■ **Data excerpt**
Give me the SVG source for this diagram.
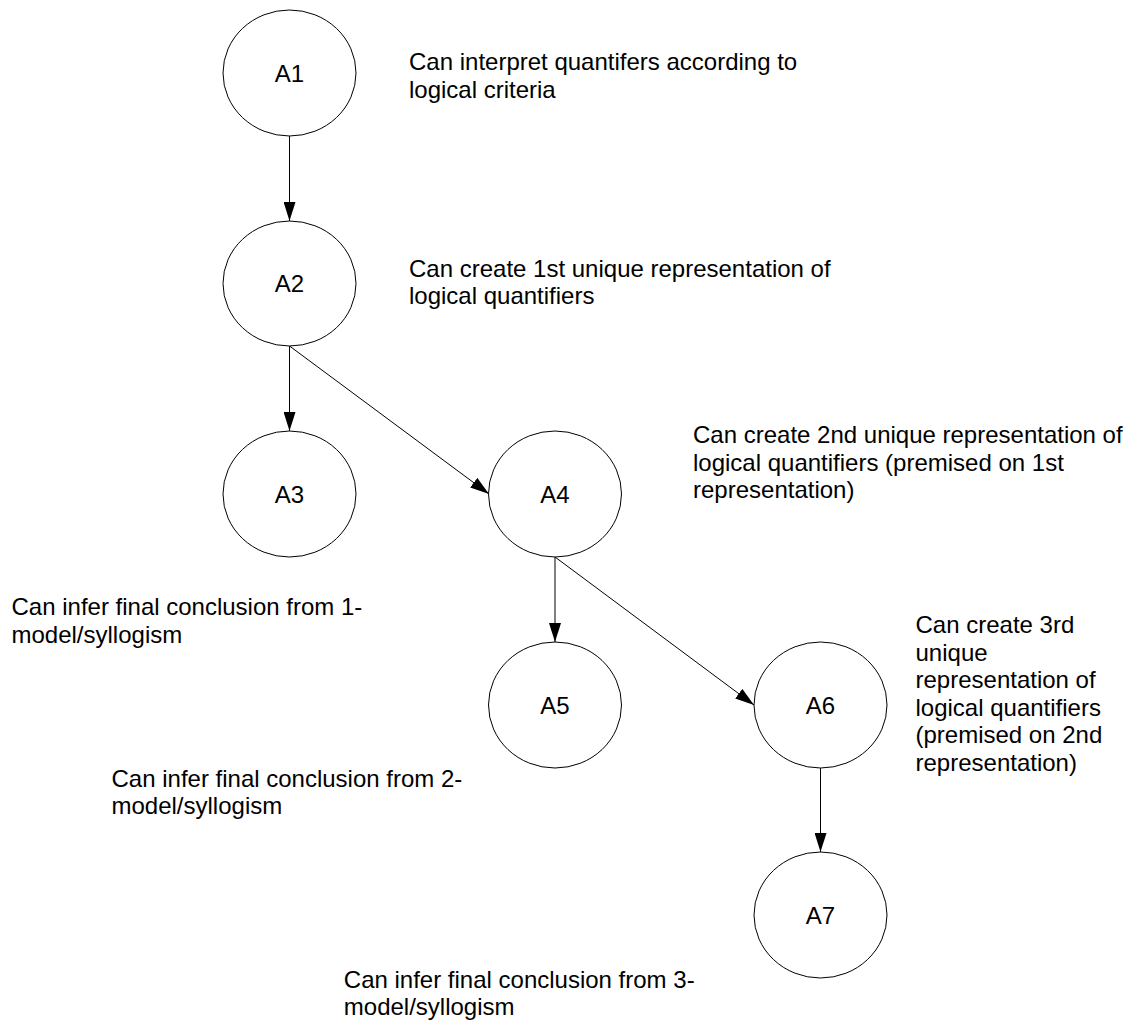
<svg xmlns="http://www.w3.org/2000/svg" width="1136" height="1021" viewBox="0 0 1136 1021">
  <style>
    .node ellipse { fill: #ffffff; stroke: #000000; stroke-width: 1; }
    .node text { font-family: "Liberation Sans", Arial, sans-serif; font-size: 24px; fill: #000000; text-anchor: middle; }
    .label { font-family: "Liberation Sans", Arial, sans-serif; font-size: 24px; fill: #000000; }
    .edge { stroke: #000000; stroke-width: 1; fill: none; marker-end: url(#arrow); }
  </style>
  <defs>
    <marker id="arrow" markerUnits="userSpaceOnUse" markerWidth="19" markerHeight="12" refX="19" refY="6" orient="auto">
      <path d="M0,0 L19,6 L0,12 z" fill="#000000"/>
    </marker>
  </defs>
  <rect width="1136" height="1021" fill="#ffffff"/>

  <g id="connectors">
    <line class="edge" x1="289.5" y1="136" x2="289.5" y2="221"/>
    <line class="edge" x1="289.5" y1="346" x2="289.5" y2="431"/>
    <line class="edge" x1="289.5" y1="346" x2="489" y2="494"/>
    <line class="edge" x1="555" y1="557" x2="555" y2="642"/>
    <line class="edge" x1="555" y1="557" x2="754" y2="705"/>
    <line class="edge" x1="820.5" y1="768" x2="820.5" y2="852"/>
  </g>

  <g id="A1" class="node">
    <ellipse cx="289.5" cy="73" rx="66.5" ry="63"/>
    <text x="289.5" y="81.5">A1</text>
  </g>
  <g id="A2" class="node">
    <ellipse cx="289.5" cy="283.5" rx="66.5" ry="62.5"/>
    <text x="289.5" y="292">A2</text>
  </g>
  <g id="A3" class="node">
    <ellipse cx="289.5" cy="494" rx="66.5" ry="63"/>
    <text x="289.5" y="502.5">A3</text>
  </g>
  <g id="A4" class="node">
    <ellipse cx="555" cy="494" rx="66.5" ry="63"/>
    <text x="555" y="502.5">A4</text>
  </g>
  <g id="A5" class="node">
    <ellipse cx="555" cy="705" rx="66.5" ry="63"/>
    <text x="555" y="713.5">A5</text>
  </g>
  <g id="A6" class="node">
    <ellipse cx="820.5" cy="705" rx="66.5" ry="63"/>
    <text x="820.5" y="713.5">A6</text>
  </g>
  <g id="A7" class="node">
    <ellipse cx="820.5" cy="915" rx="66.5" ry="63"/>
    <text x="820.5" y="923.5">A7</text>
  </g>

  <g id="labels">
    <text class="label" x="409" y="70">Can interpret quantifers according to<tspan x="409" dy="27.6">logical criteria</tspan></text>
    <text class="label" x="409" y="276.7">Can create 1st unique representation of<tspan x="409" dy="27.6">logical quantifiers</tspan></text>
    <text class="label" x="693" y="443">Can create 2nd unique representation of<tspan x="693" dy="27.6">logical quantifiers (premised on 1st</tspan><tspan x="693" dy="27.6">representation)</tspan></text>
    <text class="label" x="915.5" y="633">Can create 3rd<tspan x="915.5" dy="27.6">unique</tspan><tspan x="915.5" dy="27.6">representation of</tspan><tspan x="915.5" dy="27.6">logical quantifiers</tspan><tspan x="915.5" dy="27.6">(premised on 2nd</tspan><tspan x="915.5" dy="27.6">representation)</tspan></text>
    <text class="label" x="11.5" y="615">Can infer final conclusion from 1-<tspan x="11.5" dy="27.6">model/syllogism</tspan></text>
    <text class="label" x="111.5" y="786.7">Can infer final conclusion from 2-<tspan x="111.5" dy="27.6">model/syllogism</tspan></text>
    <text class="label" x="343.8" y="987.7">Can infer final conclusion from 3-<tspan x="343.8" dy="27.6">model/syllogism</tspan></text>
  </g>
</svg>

■ **What you need to do**
Copy every line of the data word for word, omitting the images.

■ **The solution**
Give me the SVG source for this diagram.
<svg xmlns="http://www.w3.org/2000/svg" width="1136" height="1021" viewBox="0 0 1136 1021">
  <style>
    .node ellipse { fill: #ffffff; stroke: #000000; stroke-width: 1; }
    .node text { font-family: "Liberation Sans", Arial, sans-serif; font-size: 24px; fill: #000000; text-anchor: middle; }
    .label { font-family: "Liberation Sans", Arial, sans-serif; font-size: 24px; fill: #000000; }
    .edge { stroke: #000000; stroke-width: 1; fill: none; marker-end: url(#arrow); }
  </style>
  <defs>
    <marker id="arrow" markerUnits="userSpaceOnUse" markerWidth="19" markerHeight="12" refX="19" refY="6" orient="auto">
      <path d="M0,0 L19,6 L0,12 z" fill="#000000"/>
    </marker>
  </defs>
  <rect width="1136" height="1021" fill="#ffffff"/>

  <g id="connectors">
    <line class="edge" x1="289.5" y1="136" x2="289.5" y2="221"/>
    <line class="edge" x1="289.5" y1="346" x2="289.5" y2="431"/>
    <line class="edge" x1="289.5" y1="346" x2="489" y2="494"/>
    <line class="edge" x1="555" y1="557" x2="555" y2="642"/>
    <line class="edge" x1="555" y1="557" x2="754" y2="705"/>
    <line class="edge" x1="820.5" y1="768" x2="820.5" y2="852"/>
  </g>

  <g id="A1" class="node">
    <ellipse cx="289.5" cy="73" rx="66.5" ry="63"/>
    <text x="289.5" y="81.5">A1</text>
  </g>
  <g id="A2" class="node">
    <ellipse cx="289.5" cy="283.5" rx="66.5" ry="62.5"/>
    <text x="289.5" y="292">A2</text>
  </g>
  <g id="A3" class="node">
    <ellipse cx="289.5" cy="494" rx="66.5" ry="63"/>
    <text x="289.5" y="502.5">A3</text>
  </g>
  <g id="A4" class="node">
    <ellipse cx="555" cy="494" rx="66.5" ry="63"/>
    <text x="555" y="502.5">A4</text>
  </g>
  <g id="A5" class="node">
    <ellipse cx="555" cy="705" rx="66.5" ry="63"/>
    <text x="555" y="713.5">A5</text>
  </g>
  <g id="A6" class="node">
    <ellipse cx="820.5" cy="705" rx="66.5" ry="63"/>
    <text x="820.5" y="713.5">A6</text>
  </g>
  <g id="A7" class="node">
    <ellipse cx="820.5" cy="915" rx="66.5" ry="63"/>
    <text x="820.5" y="923.5">A7</text>
  </g>

  <g id="labels">
    <text class="label" x="409" y="70">Can interpret quantifers according to<tspan x="409" dy="27.6">logical criteria</tspan></text>
    <text class="label" x="409" y="276.7">Can create 1st unique representation of<tspan x="409" dy="27.6">logical quantifiers</tspan></text>
    <text class="label" x="693" y="443">Can create 2nd unique representation of<tspan x="693" dy="27.6">logical quantifiers (premised on 1st</tspan><tspan x="693" dy="27.6">representation)</tspan></text>
    <text class="label" x="915.5" y="633">Can create 3rd<tspan x="915.5" dy="27.6">unique</tspan><tspan x="915.5" dy="27.6">representation of</tspan><tspan x="915.5" dy="27.6">logical quantifiers</tspan><tspan x="915.5" dy="27.6">(premised on 2nd</tspan><tspan x="915.5" dy="27.6">representation)</tspan></text>
    <text class="label" x="11.5" y="615">Can infer final conclusion from 1-<tspan x="11.5" dy="27.6">model/syllogism</tspan></text>
    <text class="label" x="111.5" y="786.7">Can infer final conclusion from 2-<tspan x="111.5" dy="27.6">model/syllogism</tspan></text>
    <text class="label" x="343.8" y="987.7">Can infer final conclusion from 3-<tspan x="343.8" dy="27.6">model/syllogism</tspan></text>
  </g>
</svg>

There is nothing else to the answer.